Problem statement ▸ Set down, exactly as written, the lines from the top of the data to the line that holds "147, 116, 90, 68, 48, 32, 16, 7, 0]", and omit the pictures.

** Begin Source material **

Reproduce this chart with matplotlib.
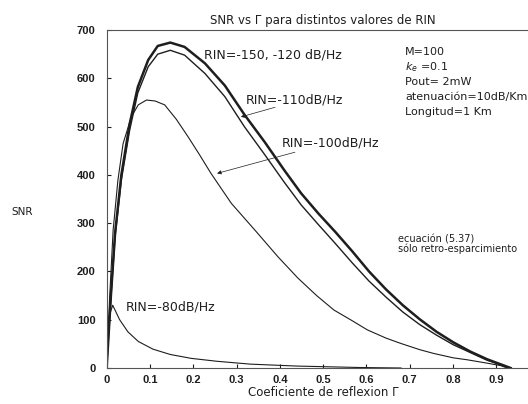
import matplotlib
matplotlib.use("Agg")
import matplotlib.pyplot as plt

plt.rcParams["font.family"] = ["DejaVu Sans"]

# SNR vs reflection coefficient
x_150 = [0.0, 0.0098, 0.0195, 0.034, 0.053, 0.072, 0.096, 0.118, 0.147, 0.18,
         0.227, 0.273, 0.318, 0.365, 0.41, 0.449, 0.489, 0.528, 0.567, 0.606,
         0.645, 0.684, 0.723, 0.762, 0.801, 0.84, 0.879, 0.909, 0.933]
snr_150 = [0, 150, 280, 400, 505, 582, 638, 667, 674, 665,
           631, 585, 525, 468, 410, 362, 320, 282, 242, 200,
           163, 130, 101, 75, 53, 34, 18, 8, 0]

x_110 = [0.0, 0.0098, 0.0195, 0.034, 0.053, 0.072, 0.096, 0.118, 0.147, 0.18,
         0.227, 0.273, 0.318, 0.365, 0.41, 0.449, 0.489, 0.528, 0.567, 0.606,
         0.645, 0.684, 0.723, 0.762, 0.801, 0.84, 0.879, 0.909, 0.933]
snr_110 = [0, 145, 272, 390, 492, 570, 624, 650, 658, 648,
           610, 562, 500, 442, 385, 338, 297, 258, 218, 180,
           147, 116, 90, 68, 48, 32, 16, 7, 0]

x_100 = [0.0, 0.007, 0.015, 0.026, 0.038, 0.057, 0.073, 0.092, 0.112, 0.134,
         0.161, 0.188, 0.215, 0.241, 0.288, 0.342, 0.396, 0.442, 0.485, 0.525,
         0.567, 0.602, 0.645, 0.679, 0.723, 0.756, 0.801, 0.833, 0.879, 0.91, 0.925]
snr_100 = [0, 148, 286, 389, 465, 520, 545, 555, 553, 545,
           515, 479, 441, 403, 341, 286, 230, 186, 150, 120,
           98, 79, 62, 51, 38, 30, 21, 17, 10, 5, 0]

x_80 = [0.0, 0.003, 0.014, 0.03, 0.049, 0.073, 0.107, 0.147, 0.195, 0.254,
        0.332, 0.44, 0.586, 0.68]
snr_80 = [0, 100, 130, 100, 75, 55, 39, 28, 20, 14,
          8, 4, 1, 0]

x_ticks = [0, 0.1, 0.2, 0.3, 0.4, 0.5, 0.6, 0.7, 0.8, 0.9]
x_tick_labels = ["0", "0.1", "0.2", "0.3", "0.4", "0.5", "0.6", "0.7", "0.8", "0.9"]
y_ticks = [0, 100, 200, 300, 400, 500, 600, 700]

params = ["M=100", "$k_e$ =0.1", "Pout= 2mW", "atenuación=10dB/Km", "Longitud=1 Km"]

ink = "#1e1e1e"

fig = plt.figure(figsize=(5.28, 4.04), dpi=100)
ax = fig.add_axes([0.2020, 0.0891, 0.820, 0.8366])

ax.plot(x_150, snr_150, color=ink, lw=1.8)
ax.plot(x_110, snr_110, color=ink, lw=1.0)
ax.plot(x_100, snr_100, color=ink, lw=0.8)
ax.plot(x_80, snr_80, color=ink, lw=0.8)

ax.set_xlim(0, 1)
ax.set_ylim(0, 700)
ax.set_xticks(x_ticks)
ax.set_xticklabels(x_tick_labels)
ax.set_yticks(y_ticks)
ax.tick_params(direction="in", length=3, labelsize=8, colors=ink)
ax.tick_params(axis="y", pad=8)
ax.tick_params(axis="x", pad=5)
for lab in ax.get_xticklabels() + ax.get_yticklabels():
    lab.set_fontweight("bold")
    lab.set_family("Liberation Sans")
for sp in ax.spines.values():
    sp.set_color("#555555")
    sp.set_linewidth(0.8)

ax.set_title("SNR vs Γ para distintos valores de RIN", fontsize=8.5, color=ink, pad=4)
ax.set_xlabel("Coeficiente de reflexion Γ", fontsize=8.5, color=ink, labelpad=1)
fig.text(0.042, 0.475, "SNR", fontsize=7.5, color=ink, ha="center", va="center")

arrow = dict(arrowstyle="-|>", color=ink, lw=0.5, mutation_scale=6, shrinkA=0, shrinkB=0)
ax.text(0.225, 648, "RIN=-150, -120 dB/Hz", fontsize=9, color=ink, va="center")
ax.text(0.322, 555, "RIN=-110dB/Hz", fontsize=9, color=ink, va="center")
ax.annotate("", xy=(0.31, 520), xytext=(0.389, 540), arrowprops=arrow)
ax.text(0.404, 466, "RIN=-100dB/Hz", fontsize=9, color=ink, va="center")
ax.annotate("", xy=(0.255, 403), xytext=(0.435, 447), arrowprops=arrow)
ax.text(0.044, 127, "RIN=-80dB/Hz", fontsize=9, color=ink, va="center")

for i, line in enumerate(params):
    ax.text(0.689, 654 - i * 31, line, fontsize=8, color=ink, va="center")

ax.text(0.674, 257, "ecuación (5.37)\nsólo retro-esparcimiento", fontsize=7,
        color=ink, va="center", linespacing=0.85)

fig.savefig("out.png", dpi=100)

** End Source material **

Written answer ▸
Reproduce this chart with matplotlib.
import matplotlib
matplotlib.use("Agg")
import matplotlib.pyplot as plt

plt.rcParams["font.family"] = ["DejaVu Sans"]

# SNR vs reflection coefficient
x_150 = [0.0, 0.0098, 0.0195, 0.034, 0.053, 0.072, 0.096, 0.118, 0.147, 0.18,
         0.227, 0.273, 0.318, 0.365, 0.41, 0.449, 0.489, 0.528, 0.567, 0.606,
         0.645, 0.684, 0.723, 0.762, 0.801, 0.84, 0.879, 0.909, 0.933]
snr_150 = [0, 150, 280, 400, 505, 582, 638, 667, 674, 665,
           631, 585, 525, 468, 410, 362, 320, 282, 242, 200,
           163, 130, 101, 75, 53, 34, 18, 8, 0]

x_110 = [0.0, 0.0098, 0.0195, 0.034, 0.053, 0.072, 0.096, 0.118, 0.147, 0.18,
         0.227, 0.273, 0.318, 0.365, 0.41, 0.449, 0.489, 0.528, 0.567, 0.606,
         0.645, 0.684, 0.723, 0.762, 0.801, 0.84, 0.879, 0.909, 0.933]
snr_110 = [0, 145, 272, 390, 492, 570, 624, 650, 658, 648,
           610, 562, 500, 442, 385, 338, 297, 258, 218, 180,
           147, 116, 90, 68, 48, 32, 16, 7, 0]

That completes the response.